··· Exercise materials
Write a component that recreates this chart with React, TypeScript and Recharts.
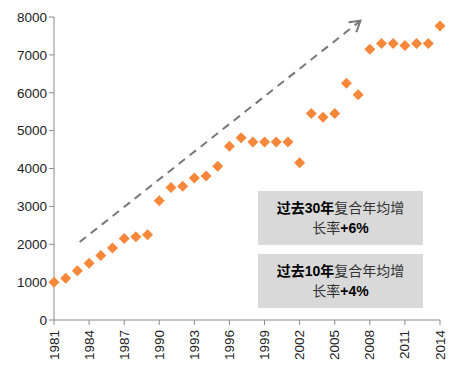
import { ScatterChart, Scatter, XAxis, YAxis, ReferenceLine } from 'recharts';

const years = [
  1981, 1982, 1983, 1984, 1985, 1986, 1987, 1988, 1989, 1990, 1991, 1992,
  1993, 1994, 1995, 1996, 1997, 1998, 1999, 2000, 2001, 2002, 2003, 2004,
  2005, 2006, 2007, 2008, 2009, 2010, 2011, 2012, 2013, 2014,
];
const values = [
  1000, 1100, 1300, 1500, 1700, 1900, 2150, 2200, 2250, 3150, 3500, 3530,
  3750, 3800, 4060, 4590, 4810, 4700, 4700, 4700, 4700, 4150, 5450, 5350,
  5450, 6250, 5950, 7150, 7300, 7300, 7250, 7300, 7300, 7760,
];
const xTicks = [1981, 1984, 1987, 1990, 1993, 1996, 1999, 2002, 2005, 2008, 2011, 2014];
const yTicks = [0, 1000, 2000, 3000, 4000, 5000, 6000, 7000, 8000];
const trendStart = { x: 1983.2, y: 2060 };
const trendEnd = { x: 2007.2, y: 7900 };

const data = years.map((year, i) => ({ year, value: values[i] }));

const ORANGE = '#F7873A';
const AXIS = '#8c8c8c';
const FONT = '"Liberation Sans", Arial, sans-serif';

function Diamond(props: any) {
  const { cx, cy } = props;
  const r = 5.5;
  return (
    <polygon
      points={`${cx},${cy - r} ${cx + r},${cy} ${cx},${cy + r} ${cx - r},${cy}`}
      fill={ORANGE}
    />
  );
}

function XTick(props: any) {
  const { x, y, payload } = props;
  return (
    <text
      x={x}
      y={y + 3}
      transform={`rotate(-90, ${x}, ${y + 3})`}
      textAnchor="end"
      dominantBaseline="central"
      fontSize={13.5}
      fontFamily={FONT}
      fill="#222"
    >
      {payload.value}
    </text>
  );
}

function Arrow(props: any) {
  const { x1, y1, x2, y2 } = props;
  const ang = Math.atan2(y2 - y1, x2 - x1);
  const len = 12;
  const a1 = ang + Math.PI - 0.55;
  const a2 = ang + Math.PI + 0.55;
  return (
    <g>
      <line x1={x1} y1={y1} x2={x2} y2={y2} stroke="#777" strokeWidth={2} strokeDasharray="8 6" />
      <polyline
        points={`${x2 + len * Math.cos(a1)},${y2 + len * Math.sin(a1)} ${x2},${y2} ${x2 + len * Math.cos(a2)},${y2 + len * Math.sin(a2)}`}
        fill="none"
        stroke="#777"
        strokeWidth={2}
      />
    </g>
  );
}

const boxStyle: React.CSSProperties = {
  position: 'absolute',
  left: 258,
  width: 165,
  height: 54,
  background: '#D9D9D9',
  display: 'flex',
  flexDirection: 'column',
  alignItems: 'center',
  justifyContent: 'center',
  fontFamily: '"Liberation Sans", "Noto Sans CJK SC", sans-serif',
  fontSize: 14,
  lineHeight: '20px',
  color: '#333',
};

function Note({ top, span, rate }: { top: number; span: string; rate: string }) {
  return (
    <div style={{ ...boxStyle, top }}>
      <div>
        <b style={{ color: '#000' }}>过去{span}年</b>复合年均增
      </div>
      <div>
        长率<b style={{ color: '#000' }}>{rate}</b>
      </div>
    </div>
  );
}

export default function App() {
  return (
    <div style={{ position: 'absolute', left: 0, top: 0, width: 473, height: 376, background: '#fff' }}>
      <ScatterChart width={473} height={376} margin={{ top: 17, right: 33, left: 0, bottom: 0 }}>
        <XAxis
          type="number"
          dataKey="year"
          domain={[1981, 2014]}
          ticks={xTicks}
          interval={0}
          height={56}
          stroke={AXIS}
          tickSize={5}
          tick={<XTick />}
        />
        <YAxis
          type="number"
          dataKey="value"
          domain={[0, 8000]}
          ticks={yTicks}
          interval={0}
          width={54}
          stroke={AXIS}
          tickSize={5}
          tick={{ fontSize: 13.5, fontFamily: FONT, fill: '#222' }}
        />
        <ReferenceLine segment={[trendStart, trendEnd]} shape={<Arrow />} ifOverflow="visible" />
        <Scatter data={data} shape={<Diamond />} isAnimationActive={false} />
      </ScatterChart>
      <Note top={191} span="30" rate="+6%" />
      <Note top={254} span="10" rate="+4%" />
    </div>
  );
}
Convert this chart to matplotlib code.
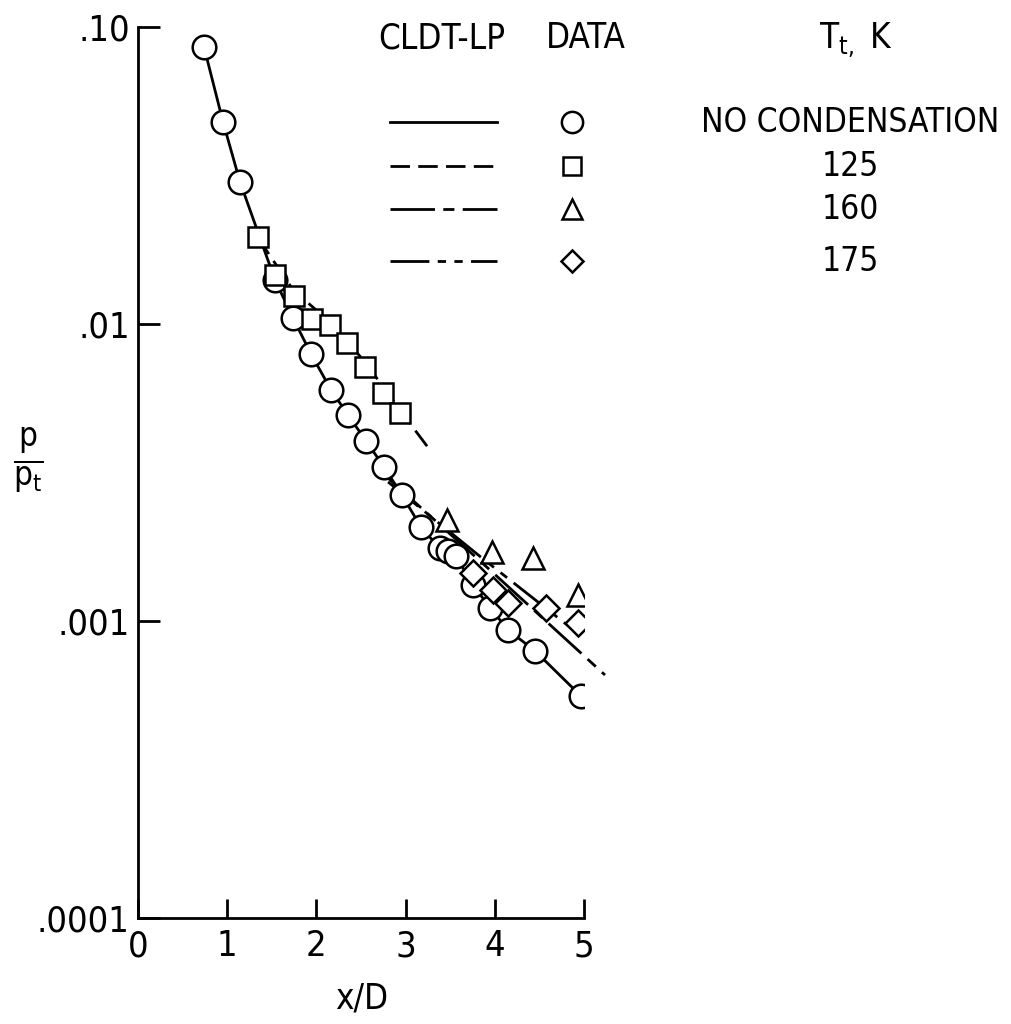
······
Transcribe the records above exactly, omitting every picture they contain.

Write a component that recreates this chart with React, TypeScript and Recharts.
import { ScatterChart, Scatter, XAxis, YAxis, ReferenceLine } from 'recharts';

const years = [
  1981, 1982, 1983, 1984, 1985, 1986, 1987, 1988, 1989, 1990, 1991, 1992,
  1993, 1994, 1995, 1996, 1997, 1998, 1999, 2000, 2001, 2002, 2003, 2004,
  2005, 2006, 2007, 2008, 2009, 2010, 2011, 2012, 2013, 2014,
];
const values = [
  1000, 1100, 1300, 1500, 1700, 1900, 2150, 2200, 2250, 3150, 3500, 3530,
  3750, 3800, 4060, 4590, 4810, 4700, 4700, 4700, 4700, 4150, 5450, 5350,
  5450, 6250, 5950, 7150, 7300, 7300, 7250, 7300, 7300, 7760,
];
const xTicks = [1981, 1984, 1987, 1990, 1993, 1996, 1999, 2002, 2005, 2008, 2011, 2014];
const yTicks = [0, 1000, 2000, 3000, 4000, 5000, 6000, 7000, 8000];
const trendStart = { x: 1983.2, y: 2060 };
const trendEnd = { x: 2007.2, y: 7900 };

const data = years.map((year, i) => ({ year, value: values[i] }));

const ORANGE = '#F7873A';
const AXIS = '#8c8c8c';
const FONT = '"Liberation Sans", Arial, sans-serif';

function Diamond(props: any) {
  const { cx, cy } = props;
  const r = 5.5;
  return (
    <polygon
      points={`${cx},${cy - r} ${cx + r},${cy} ${cx},${cy + r} ${cx - r},${cy}`}
      fill={ORANGE}
    />
  );
}

function XTick(props: any) {
  const { x, y, payload } = props;
  return (
    <text
      x={x}
      y={y + 3}
      transform={`rotate(-90, ${x}, ${y + 3})`}
      textAnchor="end"
      dominantBaseline="central"
      fontSize={13.5}
      fontFamily={FONT}
      fill="#222"
    >
      {payload.value}
    </text>
  );
}

function Arrow(props: any) {
  const { x1, y1, x2, y2 } = props;
  const ang = Math.atan2(y2 - y1, x2 - x1);
  const len = 12;
  const a1 = ang + Math.PI - 0.55;
  const a2 = ang + Math.PI + 0.55;
  return (
    <g>
      <line x1={x1} y1={y1} x2={x2} y2={y2} stroke="#777" strokeWidth={2} strokeDasharray="8 6" />
      <polyline
        points={`${x2 + len * Math.cos(a1)},${y2 + len * Math.sin(a1)} ${x2},${y2} ${x2 + len * Math.cos(a2)},${y2 + len * Math.sin(a2)}`}
        fill="none"
        stroke="#777"
        strokeWidth={2}
      />
    </g>
  );
}

const boxStyle: React.CSSProperties = {
  position: 'absolute',
  left: 258,
  width: 165,
  height: 54,
  background: '#D9D9D9',
  display: 'flex',
  flexDirection: 'column',
  alignItems: 'center',
  justifyContent: 'center',
  fontFamily: '"Liberation Sans", "Noto Sans CJK SC", sans-serif',
  fontSize: 14,
  lineHeight: '20px',
  color: '#333',
};

function Note({ top, span, rate }: { top: number; span: string; rate: string }) {
  return (
    <div style={{ ...boxStyle, top }}>
      <div>
        <b style={{ color: '#000' }}>过去{span}年</b>复合年均增
      </div>
      <div>
        长率<b style={{ color: '#000' }}>{rate}</b>
      </div>
    </div>
  );
}

export default function App() {
  return (
    <div style={{ position: 'absolute', left: 0, top: 0, width: 473, height: 376, background: '#fff' }}>
      <ScatterChart width={473} height={376} margin={{ top: 17, right: 33, left: 0, bottom: 0 }}>
        <XAxis
          type="number"
          dataKey="year"
          domain={[1981, 2014]}
          ticks={xTicks}
          interval={0}
          height={56}
          stroke={AXIS}
          tickSize={5}
          tick={<XTick />}
        />
        <YAxis
          type="number"
          dataKey="value"
          domain={[0, 8000]}
          ticks={yTicks}
          interval={0}
          width={54}
          stroke={AXIS}
          tickSize={5}
          tick={{ fontSize: 13.5, fontFamily: FONT, fill: '#222' }}
        />
        <ReferenceLine segment={[trendStart, trendEnd]} shape={<Arrow />} ifOverflow="visible" />
        <Scatter data={data} shape={<Diamond />} isAnimationActive={false} />
      </ScatterChart>
      <Note top={191} span="30" rate="+6%" />
      <Note top={254} span="10" rate="+4%" />
    </div>
  );
}
Convert this chart to matplotlib code.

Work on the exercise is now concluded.